The one thing that carries me through all this is knowing full well that all this is a gift to me. I am present and aware of the grace in my life. The challenges are an honor to work through, on my behalf or for others. The path I walk is made less lonely because there are people that walk the path with me, behind me and those that have walked in front of me.

Our lives are sacred. Unique. Blessed. We have been put upon this earth to enrich the lives of others with our lessons and our hearts. It's only how we choose to walk our paths that enable us to create the life we want.

The further I get along with life, the more I understand this and other truths. One of the greatest gifts I have been given is to share what I learn, know and experience with others. My life is a testament to faith. To dedication to living my values. And the devotion I have to my Creator, my family and to those I serve.

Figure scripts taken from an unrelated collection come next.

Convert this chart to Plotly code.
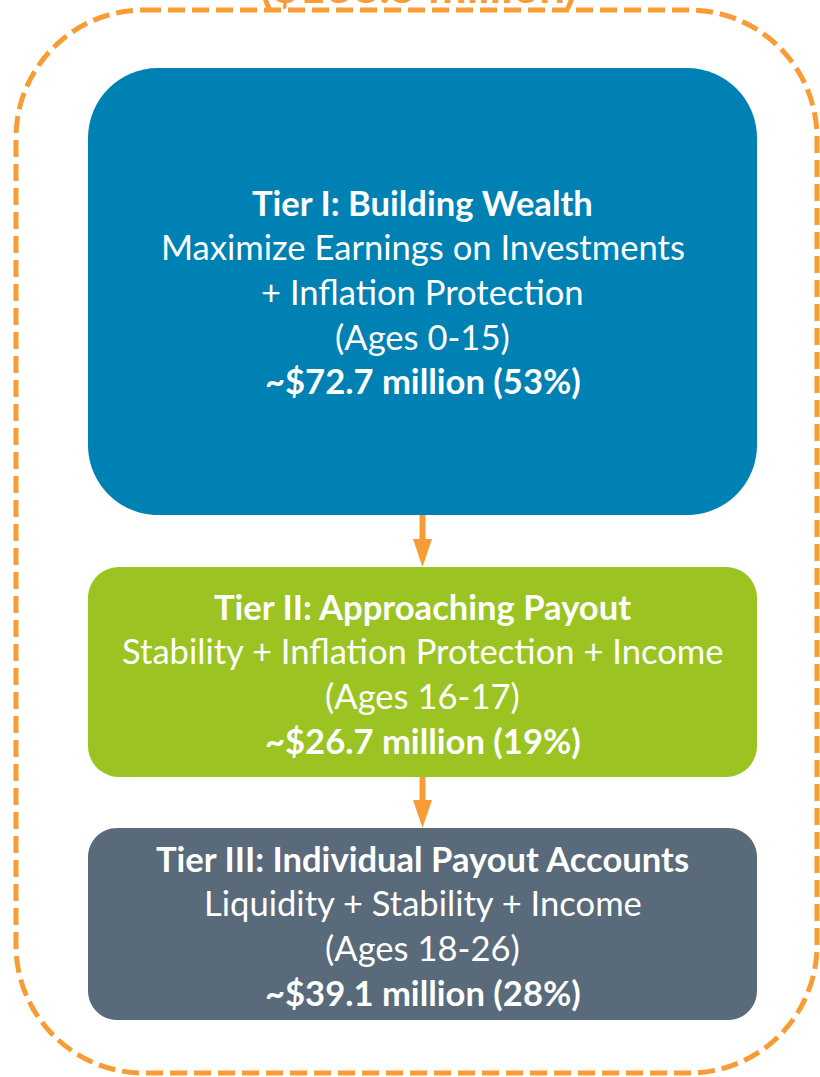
import plotly.graph_objects as go

# ---- data ----
tier_titles = ["Tier I: Building Wealth", "Tier II: Approaching Payout",
               "Tier III: Individual Payout Accounts"]
tier_objectives = [["Maximize Earnings on Investments", "+ Inflation Protection"],
                   ["Stability + Inflation Protection + Income"],
                   ["Liquidity + Stability + Income"]]
age_ranges = ["0-15", "16-17", "18-26"]
amounts_musd = [72.7, 26.7, 39.1]
shares_pct = [53, 19, 28]
total_musd = round(sum(amounts_musd), 1)

# ---- styling / layout ----
W, H = 820, 1077
box_colors = ["#0081B3", "#9BC423", "#596A7A"]
orange = "#F89C35"
box_x0, box_x1 = 88, 757
box_tops = [68, 567, 828]
box_bottoms = [515, 777, 1020]
box_radius = [70, 31, 29]
first_line_y = [202, 606, 858]
line_gap = 44.7
FONT = "Lato"
FS = 34.6


def rounded_path(x0, y0, x1, y1, r):
    k = 0.5523 * r
    return (f"M {x0+r},{y0} L {x1-r},{y0} "
            f"C {x1-r+k},{y0} {x1},{y0+r-k} {x1},{y0+r} "
            f"L {x1},{y1-r} "
            f"C {x1},{y1-r+k} {x1-r+k},{y1} {x1-r},{y1} "
            f"L {x0+r},{y1} "
            f"C {x0+r-k},{y1} {x0},{y1-r+k} {x0},{y1-r} "
            f"L {x0},{y0+r} "
            f"C {x0},{y0+r-k} {x0+r-k},{y0} {x0+r},{y0} Z")


shapes = []
annotations = []

# outer dashed container
shapes.append(dict(type="path", path=rounded_path(16, 10, 817, 1073, 128),
                   line=dict(color=orange, width=5, dash="17px,7px"),
                   fillcolor="rgba(0,0,0,0)", layer="below"))

cx = (box_x0 + box_x1) / 2
for i in range(3):
    shapes.append(dict(type="path",
                       path=rounded_path(box_x0, box_tops[i], box_x1, box_bottoms[i], box_radius[i]),
                       fillcolor=box_colors[i], line=dict(width=0), layer="below"))
    lines = [(f"<b>{tier_titles[i]}</b>")] + tier_objectives[i] + \
            [f"(Ages {age_ranges[i]})", f"<b>~${amounts_musd[i]} million ({shares_pct[i]}%)</b>"]
    for j, t in enumerate(lines):
        annotations.append(dict(x=cx, y=first_line_y[i] + j * line_gap, xref="x", yref="y",
                                text=t, showarrow=False, xanchor="center", yanchor="middle",
                                font=dict(family=FONT, size=FS, color="white")))

# arrows between boxes
for i in range(2):
    y_start = box_bottoms[i]
    y_end = box_tops[i + 1]
    head_h = 28
    shapes.append(dict(type="line", x0=cx, x1=cx, y0=y_start, y1=y_end - head_h + 2,
                       line=dict(color=orange, width=6)))
    shapes.append(dict(type="path",
                       path=f"M {cx-9.5},{y_end-head_h} L {cx+9.5},{y_end-head_h} L {cx},{y_end} Z",
                       fillcolor=orange, line=dict(width=0)))

# top total label (partially cut off by page edge, as in the original)
annotations.append(dict(x=(cx - 4) / W, y=1 + 14.5 / H, xref="paper", yref="paper",
                        text=f"<b>(${total_musd} million)</b>", showarrow=False,
                        xanchor="center", yanchor="middle",
                        font=dict(family=FONT, size=46, color=orange)))

fig = go.Figure()
fig.update_layout(
    width=W, height=H,
    margin=dict(l=0, r=0, t=0, b=0),
    paper_bgcolor="white", plot_bgcolor="white",
    xaxis=dict(range=[0, W], visible=False, fixedrange=True),
    yaxis=dict(range=[H, 0], visible=False, fixedrange=True),
    shapes=shapes, annotations=annotations, showlegend=False,
)
fig.write_html("out.html", config={"displayModeBar": False},
               post_script="document.body.style.margin='0';document.body.style.overflow='hidden';")
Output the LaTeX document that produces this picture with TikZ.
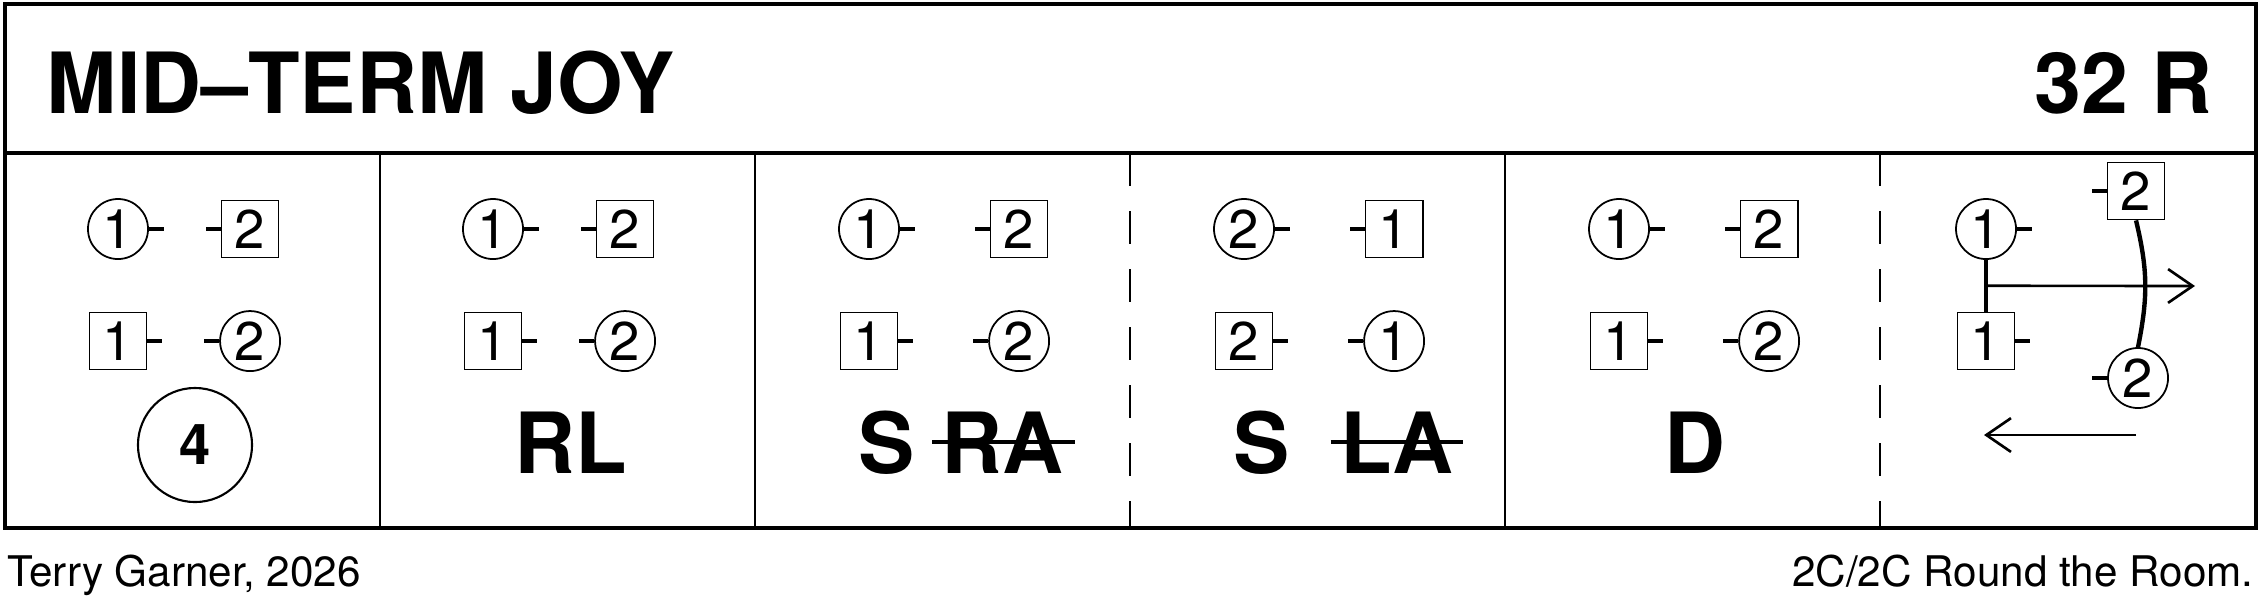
\documentclass[tikz,border=0pt]{standalone}
\usepackage{fontspec}
\setmainfont{TeX Gyre Heros}
\usetikzlibrary{calc,arrows.meta}

\begin{document}
\begin{tikzpicture}[x=0.01cm, y=-0.01cm, node distance=1.5cm, >={Straight Barb[length=7pt,width=9.6pt]}]
			\tikzstyle{man}=[draw, circle, line width=0.5pt, minimum size=0.6cm, inner sep=0pt, font=\fontsize{15.5}{16}\selectfont]
			\tikzstyle{lady}=[draw, rectangle, line width=0.5pt, minimum size=0.57cm, inner sep=0pt, font=\fontsize{15.5}{16}\selectfont]
			\tikzstyle{nub}=[line width=1.3pt]
			\tikzstyle{call}=[inner sep=0pt, anchor=base, font=\fontsize{24}{28}\selectfont\bfseries]
			\tikzstyle{head}=[inner sep=0pt, font=\fontsize{24}{28}\selectfont\bfseries]
			\tikzstyle{foot}=[inner sep=0pt, font=\fontsize{12}{14}\selectfont]
			\tikzstyle{frame}=[line width=1.1pt]
			\tikzstyle{divider}=[line width=0.8pt]
			\tikzstyle{halfbar}=[line width=0.8pt, dash pattern=on 0.33cm off 0.25cm]
			\tikzstyle{strike}=[line width=1.1pt]
			\tikzstyle{bar}=[line width=1.25pt]
			\tikzstyle{flow}=[line width=0.75pt]
			\useasboundingbox (0,0) rectangle (2267,608);
			%Frame
			\draw[frame] (5,4) rectangle (2256,528);
			\draw[frame] (5,153) -- (2256,153);
			\draw[divider] (380,153) -- (380,528);
			\draw[divider] (755,153) -- (755,528);
			\draw[halfbar] (1130,153) -- (1130,528);
			\draw[divider] (1505,153) -- (1505,528);
			\draw[halfbar] (1880,153) -- (1880,528);
			%Heading
			\node[head, anchor=base west](title) at (46,113){MID–TERM JOY};
			\node[head, anchor=base east](bars) at (2213,113){32 R};
			\node[foot, anchor=base west](credit) at (7,586){Terry Garner, 2026};
			\node[foot, anchor=base east](formation) at (2254,586){2C/2C Round the Room.};
			%Panel 1
			\node[man](p1m1) at (118,229){1};
			\node[lady](p1l2)[right of = p1m1, node distance=1.32cm]{2};
			\node[lady](p1l1)[below of = p1m1, node distance=1.12cm]{1};
			\node[man](p1m2)[right of = p1l1, node distance=1.32cm]{2};
			\draw[nub](p1m1.east) -- +(15,0);
			\draw[nub](p1l2.west) -- +(-15,0);
			\draw[nub](p1l1.east) -- +(15,0);
			\draw[nub](p1m2.west) -- +(-15,0);
			\node[draw, circle, line width=0.6pt, minimum size=1.14cm, inner sep=0pt, font=\fontsize{16}{18}\selectfont\bfseries](p1call) at (195,445){4};
			%Panel 2
			\node[man](p2m1) at (493,229){1};
			\node[lady](p2l2)[right of = p2m1, node distance=1.32cm]{2};
			\node[lady](p2l1)[below of = p2m1, node distance=1.12cm]{1};
			\node[man](p2m2)[right of = p2l1, node distance=1.32cm]{2};
			\draw[nub](p2m1.east) -- +(15,0);
			\draw[nub](p2l2.west) -- +(-15,0);
			\draw[nub](p2l1.east) -- +(15,0);
			\draw[nub](p2m2.west) -- +(-15,0);
			\node[call](p2call) at (571,473){RL};
			%Panel 3
			\node[man](p3m1) at (869,229){1};
			\node[lady](p3l2)[right of = p3m1]{2};
			\node[lady](p3l1)[below of = p3m1, node distance=1.12cm]{1};
			\node[man](p3m2)[right of = p3l1]{2};
			\draw[nub](p3m1.east) -- +(15,0);
			\draw[nub](p3l2.west) -- +(-15,0);
			\draw[nub](p3l1.east) -- +(15,0);
			\draw[nub](p3m2.west) -- +(-15,0);
			\node[call](p3s) at (887,473){S};
			\node[call](p3ra) at (1002,473){RA};
			\draw[strike]($(p3ra.west)+(-8,0)$) -- ($(p3ra.east)+(11,0)$);
			%Panel 4
			\node[man](p4m2) at (1244,229){2};
			\node[lady](p4l1)[right of = p4m2]{1};
			\node[lady](p4l2)[below of = p4m2, node distance=1.12cm]{2};
			\node[man](p4m1)[right of = p4l2]{1};
			\draw[nub](p4m2.east) -- +(15,0);
			\draw[nub](p4l1.west) -- +(-15,0);
			\draw[nub](p4l2.east) -- +(15,0);
			\draw[nub](p4m1.west) -- +(-15,0);
			\node[call](p4s) at (1262,473){S};
			\node[call](p4la) at (1397,473){LA};
			\draw[strike]($(p4la.west)+(-9,0)$) -- ($(p4la.east)+(9,0)$);
			%Panel 5
			\node[man](p5m1) at (1619,229){1};
			\node[lady](p5l2)[right of = p5m1]{2};
			\node[lady](p5l1)[below of = p5m1, node distance=1.12cm]{1};
			\node[man](p5m2)[right of = p5l1]{2};
			\draw[nub](p5m1.east) -- +(15,0);
			\draw[nub](p5l2.west) -- +(-15,0);
			\draw[nub](p5l1.east) -- +(15,0);
			\draw[nub](p5m2.west) -- +(-15,0);
			\node[call](p5call) at (1695,473){D};
			%Panel 6
			\node[man](p6m1) at (1986,229){1};
			\node[lady](p6l2) at (2136,191){2};
			\node[lady](p6l1) at (1986,341){1};
			\node[man](p6m2) at (2138,378){2};
			\draw[nub](p6m1.east) -- +(15,0);
			\draw[nub](p6l2.west) -- +(-15,0);
			\draw[nub](p6l1.east) -- +(15,0);
			\draw[nub](p6m2.west) -- +(-15,0);
			\draw[bar](p6m1) -- (p6l1);
			\draw[bar](p6l2.south) .. controls +(12,50) and +(10,-50) .. (p6m2.north);
			\coordinate (p6hold) at ($(p6m1.south)!0.5!(p6l1.north)$);
			\coordinate (p6east) at (2195,286);
			\coordinate (p6back) at (2136,435);
			\coordinate (p6west) at (1984,435);
			\draw[flow, ->](p6hold) -- (p6east);
			\draw[flow, ->](p6back) -- (p6west);
\end{tikzpicture}
\end{document}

Never would I have thought that the isolation or loneliness in my heart or mind that I felt would allow me a window to see the beauty in my own life and life in general. I get completely emotional when I think about how many times I wanted to give up, break down or to just stop...trying, extending my faith or living. To stop believing in the goodness of man. To stop believing in the goodness of myself. To stop being devoted to finding the miracles of our very human existence.

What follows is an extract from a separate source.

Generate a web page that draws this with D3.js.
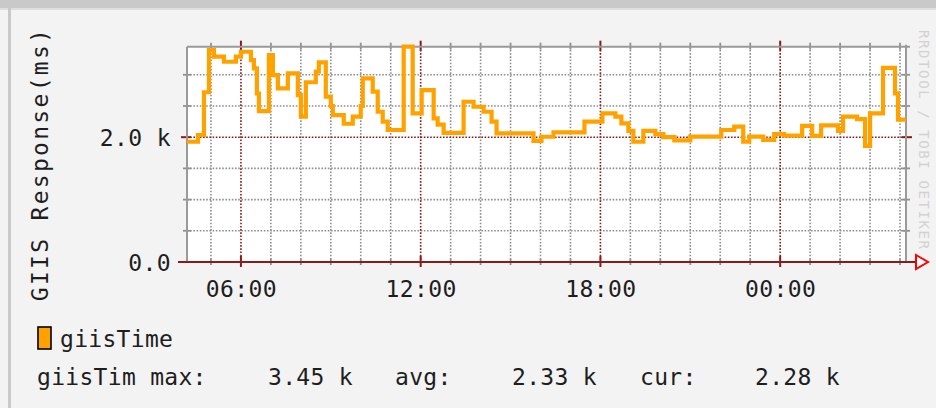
<!DOCTYPE html>
<html><head><meta charset="utf-8">
<script src="https://cdn.jsdelivr.net/npm/d3@7"></script>
<style>
html,body{margin:0;padding:0;background:#f3f3f3;}
svg{display:block;}
text{font-family:"DejaVu Sans Mono",monospace;}
</style></head>
<body>
<svg id="chart" width="936" height="408"></svg>
<script>
// ---- data ----
const times = ["04:12","04:34","04:46","04:56","05:06","05:26","05:50","06:00","06:20","06:26","06:32","06:36",
  "06:56","07:04","07:14","07:34","07:54","08:00","08:10","08:30","08:36","08:50","09:00","09:04","09:26","09:44",
  "10:00","10:04","10:24","10:34","10:44","10:54","11:26","11:44","12:02","12:26","12:34","12:46","13:26","13:46",
  "14:06","14:22","14:32","15:46","16:02","16:26","17:28","18:04","18:30","18:42","18:56","19:06","19:26","19:50",
  "20:06","20:28","21:00","22:02","22:28","22:46","22:58","23:26","23:48","00:08","00:44","01:04","01:22","01:56",
  "02:06","02:34","02:50","03:00","03:26","03:50","03:56"];
const values = [1927,2035,2720,3396,3290,3209,3290,3369,3236,3103,2700,2419,
  3316,2996,2782,3023,2675,2330,2880,3050,3200,2650,2500,2355,2215,2330,
  2500,2943,2730,2408,2248,2115,3450,2382,2755,2300,2200,2070,2568,2488,
  2408,2248,2061,1940,2007,2077,2248,2382,2328,2222,2100,1927,2100,2050,
  2000,1950,2010,2115,2168,1927,2010,1958,2050,2025,2180,2020,2190,2100,
  2328,2290,1860,2382,3110,2703,2280];
const windowEnd = "04:12";           // next day
const yMax = 3450;
const yTickValues = [0, 2000];
const yTickLabels = ["0.0", "2.0 k"];
const yMinorGrid = [500, 1000, 1500, 2500, 3000];
const seriesName = "giisTime";
const statLabels = ["giisTim max:", "avg:", "cur:"];
const statValues = ["3.45 k", "2.33 k", "2.28 k"];
const yTitle = "GIIS Response(ms)";

// ---- parse times with day rollover ----
let day = 0, prev = -1;
function toDate(s){
  const [h,m] = s.split(":").map(Number);
  const mins = h*60+m;
  if (mins < prev) day++;
  prev = mins;
  return new Date(2024,0,1+day,h,m);
}
const data = times.map((t,i)=>({t:toDate(t), v:values[i]}));
const start = data[0].t;
const end = toDate(windowEnd);
if (end <= start) end.setDate(end.getDate()+1);
data.push({t:end, v:values[values.length-1]});

const svg = d3.select("#chart");
const L = 187, R = 906, T = 46.7, B = 262;
const x = d3.scaleTime().domain([start,end]).range([L,R]);
const y = d3.scaleLinear().domain([0,yMax]).range([B,T]);

// background & borders
svg.append("rect").attr("width",936).attr("height",408).attr("fill","#f3f3f3");
svg.append("rect").attr("x",0).attr("y",0).attr("width",936).attr("height",8).attr("fill","#c9c9c9");
svg.append("rect").attr("x",0).attr("y",8).attr("width",936).attr("height",2).attr("fill","#dedede");
svg.append("rect").attr("x",8).attr("y",8).attr("width",3).attr("height",400).attr("fill","#c9c9c9");
svg.append("rect").attr("x",L).attr("y",T).attr("width",R-L).attr("height",B-T).attr("fill","#ffffff");

const hours = d3.timeHour.every(1).range(start, end);
const majors = d3.timeHour.every(6).range(start, end);
const isMajor = d => d.getHours()%6===0;
const dots = "1.6,1.6";

const g = svg.append("g");
// minor vertical grid
g.selectAll("line.vmin").data(hours.filter(d=>!isMajor(d))).join("line")
  .attr("x1",d=>x(d)).attr("x2",d=>x(d)).attr("y1",T).attr("y2",B)
  .attr("stroke","#909090").attr("stroke-width",1.6).attr("stroke-dasharray",dots);
// minor horizontal grid
g.selectAll("line.hmin").data(yMinorGrid).join("line")
  .attr("x1",L).attr("x2",R).attr("y1",d=>y(d)).attr("y2",d=>y(d))
  .attr("stroke","#909090").attr("stroke-width",1.6).attr("stroke-dasharray",dots);
// minor ticks on frame
g.selectAll("line.tt").data(hours.filter(d=>!isMajor(d))).join("line")
  .attr("x1",d=>x(d)).attr("x2",d=>x(d)).attr("y1",T-4).attr("y2",T+3)
  .attr("stroke","#909090").attr("stroke-width",1.8);
g.selectAll("line.tb").data(hours.filter(d=>!isMajor(d))).join("line")
  .attr("x1",d=>x(d)).attr("x2",d=>x(d)).attr("y1",B-3).attr("y2",B+3)
  .attr("stroke","#909090").attr("stroke-width",1.8);
g.selectAll("line.tl").data(yMinorGrid).join("line")
  .attr("x1",L-4).attr("x2",L+4).attr("y1",d=>y(d)).attr("y2",d=>y(d))
  .attr("stroke","#909090").attr("stroke-width",1.8);
g.selectAll("line.tr").data(yMinorGrid).join("line")
  .attr("x1",R-4).attr("x2",R+4).attr("y1",d=>y(d)).attr("y2",d=>y(d))
  .attr("stroke","#909090").attr("stroke-width",1.8);
// major grid
g.selectAll("line.vmaj").data(majors).join("line")
  .attr("x1",d=>x(d)).attr("x2",d=>x(d)).attr("y1",T).attr("y2",B)
  .attr("stroke","#8b1a1a").attr("stroke-width",1.6).attr("stroke-dasharray",dots);
g.selectAll("line.vmajt").data(majors).join("line")
  .attr("x1",d=>x(d)).attr("x2",d=>x(d)).attr("y1",T-6).attr("y2",T+4)
  .attr("stroke","#8b1a1a").attr("stroke-width",2);
g.selectAll("line.vmajb").data(majors).join("line")
  .attr("x1",d=>x(d)).attr("x2",d=>x(d)).attr("y1",B-6).attr("y2",B+5)
  .attr("stroke","#8b1a1a").attr("stroke-width",2);
g.append("line").attr("x1",L).attr("x2",R).attr("y1",y(2000)).attr("y2",y(2000))
  .attr("stroke","#8b1a1a").attr("stroke-width",1.6).attr("stroke-dasharray",dots);
g.append("line").attr("x1",L-6).attr("x2",L+4).attr("y1",y(2000)).attr("y2",y(2000))
  .attr("stroke","#8b1a1a").attr("stroke-width",2);
g.append("line").attr("x1",R-4).attr("x2",R+6).attr("y1",y(2000)).attr("y2",y(2000))
  .attr("stroke","#8b1a1a").attr("stroke-width",2);

// frame
g.append("line").attr("x1",L).attr("x2",R+4).attr("y1",T).attr("y2",T).attr("stroke","#9a9a9a").attr("stroke-width",2);
g.append("line").attr("x1",L).attr("x2",L).attr("y1",T).attr("y2",B).attr("stroke","#9a9a9a").attr("stroke-width",2);
g.append("line").attr("x1",R).attr("x2",R).attr("y1",T-2).attr("y2",B).attr("stroke","#9a9a9a").attr("stroke-width",2);

// data line
const line = d3.line().x(d=>x(d.t)).y(d=>y(d.v)).curve(d3.curveStepAfter);
svg.append("path").datum(data).attr("d",line).attr("fill","none")
  .attr("stroke","#ffa200").attr("stroke-width",4.2).attr("stroke-linejoin","miter");

// watermark
svg.append("text").attr("transform","translate(919,30) rotate(90)").attr("font-size",14)
  .attr("letter-spacing",1.6).attr("fill","#d2d2d2").text("RRDTOOL / TOBI OETIKER");

// x axis line and arrow
svg.append("line").attr("x1",L-9).attr("x2",R+12).attr("y1",B).attr("y2",B)
  .attr("stroke","#8b1a1a").attr("stroke-width",2);
svg.append("path").attr("d",`M${R+10},${B-7} L${R+22},${B} L${R+10},${B+7} Z`)
  .attr("fill","#ffffff").attr("stroke","#ff0000").attr("stroke-width",2);

// axes labels
const xAxis = d3.axisBottom(x).ticks(d3.timeHour.every(6)).tickFormat(d3.timeFormat("%H:%M")).tickSize(0);
const xa = svg.append("g").attr("transform",`translate(0,${B})`).call(xAxis);
xa.select(".domain").remove();
xa.selectAll("text").attr("y",35).attr("dy",0).attr("font-size",23).attr("fill","#1e1e1e")
  .attr("font-family","DejaVu Sans Mono").attr("letter-spacing",0.4);

const yAxis = d3.axisLeft(y).tickValues(yTickValues).tickFormat((d,i)=>yTickLabels[i]).tickSize(0);
const ya = svg.append("g").attr("transform",`translate(171,0)`).call(yAxis);
ya.select(".domain").remove();
ya.selectAll("text").attr("x",0).attr("dy","0.35em").attr("font-size",23).attr("fill","#1e1e1e")
  .attr("font-family","DejaVu Sans Mono").attr("letter-spacing",0.4);

// y title
svg.append("text").attr("transform","translate(48,164) rotate(-90)").attr("text-anchor","middle")
  .attr("font-size",23).attr("letter-spacing",2.3).attr("fill","#1e1e1e").text(yTitle);

// legend
svg.append("rect").attr("x",38).attr("y",327).attr("width",13).attr("height",22)
  .attr("fill","#ffa200").attr("stroke","#000").attr("stroke-width",1.6);
svg.append("text").attr("x",60).attr("y",347).attr("font-size",23).attr("fill","#1e1e1e")
  .attr("letter-spacing",0.3).text(seriesName);
const statX = [[37,268],[395,512],[640,755]];
statLabels.forEach((lab,i)=>{
  svg.append("text").attr("x",statX[i][0]).attr("y",385).attr("font-size",23).attr("fill","#1e1e1e")
    .attr("letter-spacing",0.3).text(lab);
  svg.append("text").attr("x",statX[i][1]).attr("y",385).attr("font-size",23).attr("fill","#1e1e1e")
    .attr("letter-spacing",0.3).text(statValues[i]);
});
</script>
</body></html>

Twenty years. Fifteen years. Ten years. In those increments of time past, I never would have imagined that my life would be where it is today. I'm so glad I could look into myself and believe that life gets better. That I would get better. That it wasn't always going to be so hard.

I look to you and say, as I said to myself those many years ago, I see you. We are wild of heart and dangerous in our capabilities. We have the power to choose. What we believe. What we experience. Our expectations. And the life we live. I see you. You have power. You are love, incarnate. You are your own Creator.

In old age, I want to look back upon my life and smile. I want to leave my space in the world more than how I found it to be. I want to leave it better. I want to leave a legacy of love. Of encouragement. Of remarkable faith. Of courage. That we have the power to make this lifetime the most important for us and for those lives we touch. We have the shadows of our ancestors living inside us. In our spirit. In our hearts and minds. In every action we do.

Take my hand. Talk with me. Walk with me. Love me.

I see you. You wild and glorious spirit. You miracle of humanity. You timeless wonder.

You have my devotion. I see your potential. And I see all this reflected from my eyes to yours.

Let us walk together. Transformed. Together.

I see you.

You are beautiful like me.

Walking in Beauty: Closing Prayer from the Navajo Way Blessing Ceremony

In beauty I walk
With beauty before me I walk
With beauty behind me I walk
With beauty above me I walk
With beauty around me I walk
It has become beauty again

Hózhóogo naasháa doo
Shitsijíhózhóogo naasháa doo
Shikéédéé hózhóogo naasháa doo
Shideigi hózhóogo naasháa doo
T’áá altso shinaagóó hózhóogo naasháa doo
Hózhó náhásdlíí’
Hózhó náhásdlíí’
Hózhó náhásdlíí’
Hózhó náhásdlíí

Today I will walk out, today everything negative will leave me
I will be as I was before, I will have a cool breeze over my body.
I will have a light body, I will be happy forever, nothing will hinder me.
I walk with beauty before me. I walk with beauty behind me.
I walk with beauty below me. I walk with beauty above me.
I walk with beauty around me. My words will be beautiful.
In beauty all day long may I walk.
Through the returning seasons, may I walk.
On the trail marked with pollen may I walk.
With dew about my feet, may I walk.
With beauty before me may I walk.
With beauty behind me may I walk.
With beauty below me may I walk.
With beauty above me may I walk.
With beauty all around me may I walk.
In old age wandering on a trail of beauty, lively, may I walk.
In old age wandering on a trail of beauty, living again, may I walk.